Só o neto é que parecia divertir‑se, aos pontapés a um canzarrão cheio de carraças que, debaixo da mesa, enxotava as moscas e o calor com o rabo.
‑ Claro que isto está como antigamente, vocês é que estão mais fidalgas. Mas se não quiserem, não comam que a mim não me faz grande diferença. Olhem, talvez encontrem para aí perdido algum McDonald's onde matar a fome.
E, quando a vitela veio para a mesa, enterrou vigorosamente a faca na carne suculenta.

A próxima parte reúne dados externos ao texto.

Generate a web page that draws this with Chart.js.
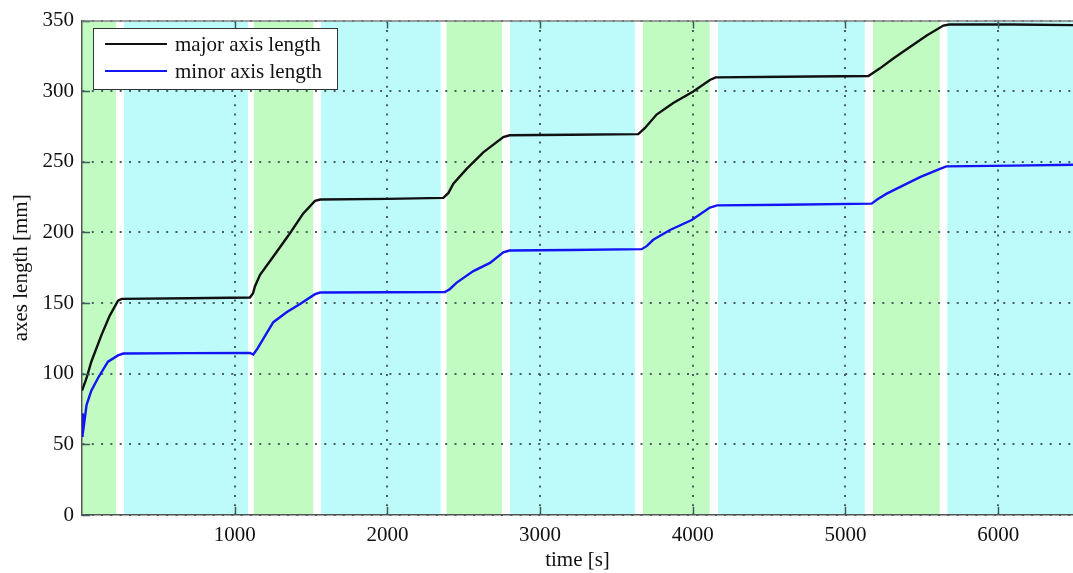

Levou um naco à boca e, lábios besuntados, a mastigar, regalado, deixou os pensamentos vogarem tranquilamente à tona da memória, até aos longínquos tempos em que, rapazote quase imberbe, depois de se banquetear com uma avantajada posta à mirandesa, à sombra daquele carvalho que dali avistava, estava em crer ser o mesmo, atrás dumas touças, perdera a inocência entre as coxas morenas duma cigana generosa.
- Em que estás a pensar? ‑ estranhou‑lhe a mulher o olhar vidrado.
A cara do Manuel Transmontano estilhaçou‑se num sorriso avelhacado.
- Logo à noite, conto‑te.

2 comentários:

Boieiro disse...

Bom dia Manuel

Al die 22 de Agosto teneremos que arranchar no cabanhal de la Bélha.
Meia bitela se calha nun chega para tanta fome de Praino.
Al que se negar paga la cuonta!

Abraços

Amadeu disse...

Buonas Tardes, Manuel,

Guapa cuonta cumo siempre. Scapou se te la mano pa l naZo,mas cuido que la puosta mirandesa sabe bien, mesmo bien, ye no naSo.

Un abraço, anquanto spero por mais ua cuonta de l Manuel Transmontano.